◆ **Written instruction**:
Will you write out the data exactly, excluding every picture?

◆ **Data extract**:
━━━━━━━━━━━━━━━━

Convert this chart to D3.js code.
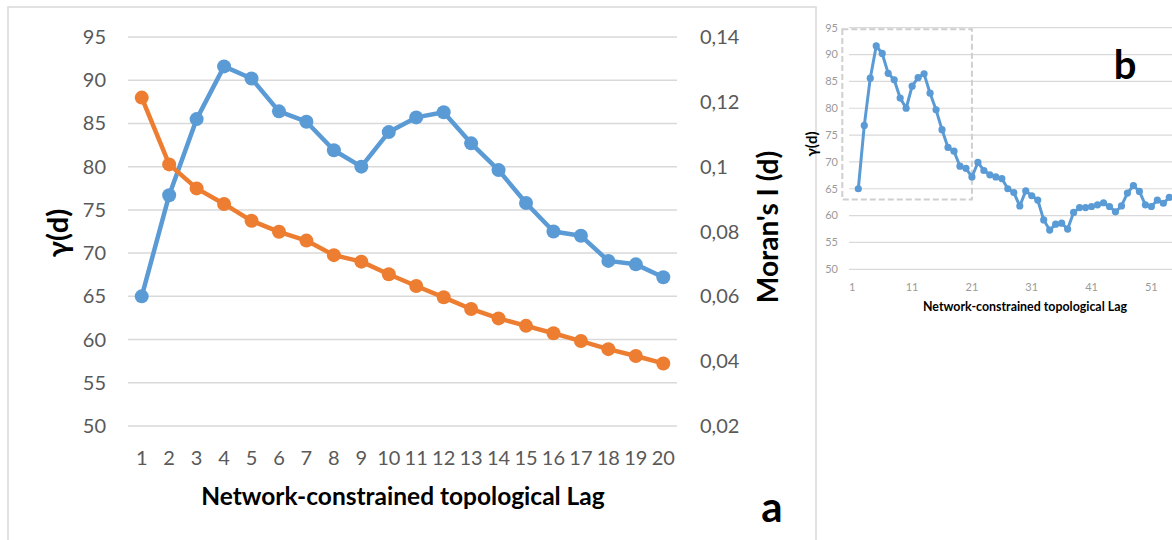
<!DOCTYPE html>
<html>
<head>
<meta charset="utf-8">
<script src="https://cdn.jsdelivr.net/npm/d3@7"></script>
<style>
  html, body { margin: 0; padding: 0; background: #ffffff; }
  svg { display: block; font-family: Lato, "Open Sans", sans-serif; }
</style>
</head>
<body>
<svg id="chart" width="1172" height="540"></svg>
<script>
// ---------- DATA ----------
const lagsA = [1,2,3,4,5,6,7,8,9,10,11,12,13,14,15,16,17,18,19,20];
const gammaA = [65.0,76.7,85.5,91.6,90.2,86.4,85.2,81.9,80.0,84.0,85.7,86.3,82.7,79.6,75.8,72.5,72.0,69.1,68.7,67.2];
const moranA = [0.1213,0.1007,0.0933,0.0885,0.0833,0.0799,0.0772,0.0727,0.0707,0.0668,0.0632,0.0597,0.0561,0.0532,0.0509,0.0486,0.0462,0.0437,0.0416,0.0393];
const leftTicksA = [50,55,60,65,70,75,80,85,90,95];
const rightTicksA = [0.02,0.04,0.06,0.08,0.10,0.12,0.14];

const gammaB = [65.0,76.8,85.6,91.6,90.2,86.5,85.3,81.9,80.0,84.1,85.7,86.4,82.8,79.7,76.0,72.7,72.0,69.2,68.8,67.2,
                69.9,68.4,67.6,67.2,66.9,65.0,64.3,61.8,64.6,63.7,62.9,59.2,57.3,58.4,58.6,57.5,60.6,61.5,61.5,61.7,
                62.0,62.4,61.7,60.7,61.8,64.2,65.6,64.5,62.0,61.7,62.9,62.3,63.4,63.2];
const lagsB = gammaB.map((d, i) => i + 1);
const leftTicksB = [50,55,60,65,70,75,80,85,90,95];
const xTicksB = [1,11,21,31,41,51];

const titleX = "Network-constrained topological Lag";
const titleYA = "γ(d)";
const titleYR = "Moran's I (d)";

// ---------- SETUP ----------
const svg = d3.select("#chart");
const blue = "#5B9BD5", orange = "#ED7D31", grid = "#d9d9d9", tickCol = "#595959";
const comma = d3.formatLocale({decimal: ",", thousands: ".", grouping: [3], currency: ["", ""]}).format(".2~f");

// Panel a frame
svg.append("rect").attr("x", 8).attr("y", 7).attr("width", 808).attr("height", 620)
  .attr("fill", "none").attr("stroke", grid).attr("stroke-width", 1.5);

// ---------- PANEL A ----------
const xA = d3.scaleBand().domain(lagsA).range([128, 677]);
const cx = d => xA(d) + xA.bandwidth() / 2;
const yL = d3.scaleLinear().domain([50, 95]).range([426, 37]);
const yR = d3.scaleLinear().domain([0.02, 0.14]).range([426, 37]);

const gA = svg.append("g");
gA.selectAll("line.grid").data(leftTicksA).join("line")
  .attr("x1", 128).attr("x2", 677)
  .attr("y1", d => yL(d)).attr("y2", d => yL(d))
  .attr("stroke", grid).attr("stroke-width", 1.5);

gA.selectAll("text.lt").data(leftTicksA).join("text")
  .attr("x", 106).attr("y", d => yL(d)).attr("dy", "0.35em")
  .attr("text-anchor", "end").attr("font-size", 20).attr("fill", tickCol)
  .text(d => d);

gA.selectAll("text.rt").data(rightTicksA).join("text")
  .attr("x", 700).attr("y", d => yR(d)).attr("dy", "0.35em")
  .attr("text-anchor", "start").attr("font-size", 20).attr("fill", tickCol)
  .text(d => comma(d));

gA.selectAll("text.xt").data(lagsA).join("text")
  .attr("x", d => cx(d)).attr("y", 465)
  .attr("text-anchor", "middle").attr("font-size", 20).attr("fill", tickCol)
  .text(d => d);

gA.append("text").attr("x", 403).attr("y", 505).attr("text-anchor", "middle")
  .attr("font-size", 24.5).attr("font-weight", "bold").attr("fill", "#000").text(titleX);

gA.append("text").attr("transform", "translate(68,233) rotate(-90)").attr("text-anchor", "middle")
  .attr("font-size", 29).attr("font-weight", "bold").attr("fill", "#000").text(titleYA);

gA.append("text").attr("transform", "translate(778,227) rotate(-90)").attr("text-anchor", "middle")
  .attr("font-size", 28).attr("font-weight", "bold").attr("fill", "#000").text(titleYR);

gA.append("text").attr("x", 772).attr("y", 522).attr("text-anchor", "middle")
  .attr("font-size", 42).attr("font-weight", "bold").attr("fill", "#000").text("a");

const lineL = d3.line().x((d, i) => cx(lagsA[i])).y(d => yL(d));
const lineR = d3.line().x((d, i) => cx(lagsA[i])).y(d => yR(d));

gA.append("path").attr("d", lineL(gammaA)).attr("fill", "none")
  .attr("stroke", blue).attr("stroke-width", 4.5).attr("stroke-linejoin", "round");
gA.selectAll("circle.b").data(gammaA).join("circle")
  .attr("cx", (d, i) => cx(lagsA[i])).attr("cy", d => yL(d)).attr("r", 7).attr("fill", blue);

gA.append("path").attr("d", lineR(moranA)).attr("fill", "none")
  .attr("stroke", orange).attr("stroke-width", 4.5).attr("stroke-linejoin", "round");
gA.selectAll("circle.o").data(moranA).join("circle")
  .attr("cx", (d, i) => cx(lagsA[i])).attr("cy", d => yR(d)).attr("r", 7).attr("fill", orange);

// ---------- PANEL B ----------
const xB = d3.scaleLinear().domain([1, 53]).range([858.3, 1169.3]);
const stepB = xB(2) - xB(1);
const yB = d3.scaleLinear().domain([50, 95]).range([269.3, 27.7]);
const gB = svg.append("g");
const tickColB = "#9a9a9a";

gB.selectAll("line.grid").data(leftTicksB).join("line")
  .attr("x1", 849).attr("x2", 1172)
  .attr("y1", d => yB(d)).attr("y2", d => yB(d))
  .attr("stroke", grid).attr("stroke-width", 1.2);

gB.selectAll("text.lt").data(leftTicksB).join("text")
  .attr("x", 838).attr("y", d => yB(d)).attr("dy", "0.35em")
  .attr("text-anchor", "end").attr("font-size", 11).attr("fill", tickColB)
  .text(d => d);

gB.selectAll("text.xt").data(xTicksB).join("text")
  .attr("x", d => xB(d) - stepB).attr("y", 291)
  .attr("text-anchor", "middle").attr("font-size", 11).attr("fill", tickColB)
  .text(d => d);

gB.append("text").attr("x", 1025).attr("y", 311).attr("text-anchor", "middle")
  .attr("font-size", 12.4).attr("font-weight", "bold").attr("fill", "#000").text(titleX);

gB.append("text").attr("transform", "translate(817,144) rotate(-90)").attr("text-anchor", "middle")
  .attr("font-size", 15).attr("font-weight", "bold").attr("fill", "#000").text(titleYA);

gB.append("text").attr("x", 1125).attr("y", 79).attr("text-anchor", "middle")
  .attr("font-size", 40).attr("font-weight", "bold").attr("fill", "#000").text("b");

// dashed box around lags 1-20
gB.append("rect")
  .attr("x", xB(1) - 16).attr("y", yB(95) + 1.6)
  .attr("width", xB(20) - (xB(1) - 16)).attr("height", yB(63) - (yB(95) + 1.6))
  .attr("fill", "none").attr("stroke", "#cfcfcf").attr("stroke-width", 2)
  .attr("stroke-dasharray", "6,3");

const lineB = d3.line().x((d, i) => xB(lagsB[i])).y(d => yB(d));
gB.append("path").attr("d", lineB(gammaB)).attr("fill", "none")
  .attr("stroke", blue).attr("stroke-width", 3).attr("stroke-linejoin", "round");
gB.selectAll("circle").data(gammaB).join("circle")
  .attr("cx", (d, i) => xB(lagsB[i])).attr("cy", d => yB(d)).attr("r", 3.6).attr("fill", blue);
</script>
</body>
</html>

━━━━━━━━━━━━━━━━

◆ **Response to this task**:
Convert this chart to D3.js code.
<!DOCTYPE html>
<html>
<head>
<meta charset="utf-8">
<script src="https://cdn.jsdelivr.net/npm/d3@7"></script>
<style>
  html, body { margin: 0; padding: 0; background: #ffffff; }
  svg { display: block; font-family: Lato, "Open Sans", sans-serif; }
</style>
</head>
<body>
<svg id="chart" width="1172" height="540"></svg>
<script>
// ---------- DATA ----------
const lagsA = [1,2,3,4,5,6,7,8,9,10,11,12,13,14,15,16,17,18,19,20];
const gammaA = [65.0,76.7,85.5,91.6,90.2,86.4,85.2,81.9,80.0,84.0,85.7,86.3,82.7,79.6,75.8,72.5,72.0,69.1,68.7,67.2];
const moranA = [0.1213,0.1007,0.0933,0.0885,0.0833,0.0799,0.0772,0.0727,0.0707,0.0668,0.0632,0.0597,0.0561,0.0532,0.0509,0.0486,0.0462,0.0437,0.0416,0.0393];
const leftTicksA = [50,55,60,65,70,75,80,85,90,95];
const rightTicksA = [0.02,0.04,0.06,0.08,0.10,0.12,0.14];

const gammaB = [65.0,76.8,85.6,91.6,90.2,86.5,85.3,81.9,80.0,84.1,85.7,86.4,82.8,79.7,76.0,72.7,72.0,69.2,68.8,67.2,
                69.9,68.4,67.6,67.2,66.9,65.0,64.3,61.8,64.6,63.7,62.9,59.2,57.3,58.4,58.6,57.5,60.6,61.5,61.5,61.7,
                62.0,62.4,61.7,60.7,61.8,64.2,65.6,64.5,62.0,61.7,62.9,62.3,63.4,63.2];
const lagsB = gammaB.map((d, i) => i + 1);
const leftTicksB = [50,55,60,65,70,75,80,85,90,95];
const xTicksB = [1,11,21,31,41,51];

const titleX = "Network-constrained topological Lag";
const titleYA = "γ(d)";
const titleYR = "Moran's I (d)";

// ---------- SETUP ----------
const svg = d3.select("#chart");
const blue = "#5B9BD5", orange = "#ED7D31", grid = "#d9d9d9", tickCol = "#595959";
const comma = d3.formatLocale({decimal: ",", thousands: ".", grouping: [3], currency: ["", ""]}).format(".2~f");

// Panel a frame
svg.append("rect").attr("x", 8).attr("y", 7).attr("width", 808).attr("height", 620)
  .attr("fill", "none").attr("stroke", grid).attr("stroke-width", 1.5);

// ---------- PANEL A ----------
const xA = d3.scaleBand().domain(lagsA).range([128, 677]);
const cx = d => xA(d) + xA.bandwidth() / 2;
const yL = d3.scaleLinear().domain([50, 95]).range([426, 37]);
const yR = d3.scaleLinear().domain([0.02, 0.14]).range([426, 37]);

const gA = svg.append("g");
gA.selectAll("line.grid").data(leftTicksA).join("line")
  .attr("x1", 128).attr("x2", 677)
  .attr("y1", d => yL(d)).attr("y2", d => yL(d))
  .attr("stroke", grid).attr("stroke-width", 1.5);

gA.selectAll("text.lt").data(leftTicksA).join("text")
  .attr("x", 106).attr("y", d => yL(d)).attr("dy", "0.35em")
  .attr("text-anchor", "end").attr("font-size", 20).attr("fill", tickCol)
  .text(d => d);

gA.selectAll("text.rt").data(rightTicksA).join("text")
  .attr("x", 700).attr("y", d => yR(d)).attr("dy", "0.35em")
  .attr("text-anchor", "start").attr("font-size", 20).attr("fill", tickCol)
  .text(d => comma(d));

gA.selectAll("text.xt").data(lagsA).join("text")
  .attr("x", d => cx(d)).attr("y", 465)
  .attr("text-anchor", "middle").attr("font-size", 20).attr("fill", tickCol)
  .text(d => d);

gA.append("text").attr("x", 403).attr("y", 505).attr("text-anchor", "middle")
  .attr("font-size", 24.5).attr("font-weight", "bold").attr("fill", "#000").text(titleX);

gA.append("text").attr("transform", "translate(68,233) rotate(-90)").attr("text-anchor", "middle")
  .attr("font-size", 29).attr("font-weight", "bold").attr("fill", "#000").text(titleYA);

gA.append("text").attr("transform", "translate(778,227) rotate(-90)").attr("text-anchor", "middle")
  .attr("font-size", 28).attr("font-weight", "bold").attr("fill", "#000").text(titleYR);

gA.append("text").attr("x", 772).attr("y", 522).attr("text-anchor", "middle")
  .attr("font-size", 42).attr("font-weight", "bold").attr("fill", "#000").text("a");

const lineL = d3.line().x((d, i) => cx(lagsA[i])).y(d => yL(d));
const lineR = d3.line().x((d, i) => cx(lagsA[i])).y(d => yR(d));

gA.append("path").attr("d", lineL(gammaA)).attr("fill", "none")
  .attr("stroke", blue).attr("stroke-width", 4.5).attr("stroke-linejoin", "round");
gA.selectAll("circle.b").data(gammaA).join("circle")
  .attr("cx", (d, i) => cx(lagsA[i])).attr("cy", d => yL(d)).attr("r", 7).attr("fill", blue);

gA.append("path").attr("d", lineR(moranA)).attr("fill", "none")
  .attr("stroke", orange).attr("stroke-width", 4.5).attr("stroke-linejoin", "round");
gA.selectAll("circle.o").data(moranA).join("circle")
  .attr("cx", (d, i) => cx(lagsA[i])).attr("cy", d => yR(d)).attr("r", 7).attr("fill", orange);

// ---------- PANEL B ----------
const xB = d3.scaleLinear().domain([1, 53]).range([858.3, 1169.3]);
const stepB = xB(2) - xB(1);
const yB = d3.scaleLinear().domain([50, 95]).range([269.3, 27.7]);
const gB = svg.append("g");
const tickColB = "#9a9a9a";

gB.selectAll("line.grid").data(leftTicksB).join("line")
  .attr("x1", 849).attr("x2", 1172)
  .attr("y1", d => yB(d)).attr("y2", d => yB(d))
  .attr("stroke", grid).attr("stroke-width", 1.2);

gB.selectAll("text.lt").data(leftTicksB).join("text")
  .attr("x", 838).attr("y", d => yB(d)).attr("dy", "0.35em")
  .attr("text-anchor", "end").attr("font-size", 11).attr("fill", tickColB)
  .text(d => d);

gB.selectAll("text.xt").data(xTicksB).join("text")
  .attr("x", d => xB(d) - stepB).attr("y", 291)
  .attr("text-anchor", "middle").attr("font-size", 11).attr("fill", tickColB)
  .text(d => d);

gB.append("text").attr("x", 1025).attr("y", 311).attr("text-anchor", "middle")
  .attr("font-size", 12.4).attr("font-weight", "bold").attr("fill", "#000").text(titleX);

gB.append("text").attr("transform", "translate(817,144) rotate(-90)").attr("text-anchor", "middle")
  .attr("font-size", 15).attr("font-weight", "bold").attr("fill", "#000").text(titleYA);

gB.append("text").attr("x", 1125).attr("y", 79).attr("text-anchor", "middle")
  .attr("font-size", 40).attr("font-weight", "bold").attr("fill", "#000").text("b");

// dashed box around lags 1-20
gB.append("rect")
  .attr("x", xB(1) - 16).attr("y", yB(95) + 1.6)
  .attr("width", xB(20) - (xB(1) - 16)).attr("height", yB(63) - (yB(95) + 1.6))
  .attr("fill", "none").attr("stroke", "#cfcfcf").attr("stroke-width", 2)
  .attr("stroke-dasharray", "6,3");

const lineB = d3.line().x((d, i) => xB(lagsB[i])).y(d => yB(d));
gB.append("path").attr("d", lineB(gammaB)).attr("fill", "none")
  .attr("stroke", blue).attr("stroke-width", 3).attr("stroke-linejoin", "round");
gB.selectAll("circle").data(gammaB).join("circle")
  .attr("cx", (d, i) => xB(lagsB[i])).attr("cy", d => yB(d)).attr("r", 3.6).attr("fill", blue);
</script>
</body>
</html>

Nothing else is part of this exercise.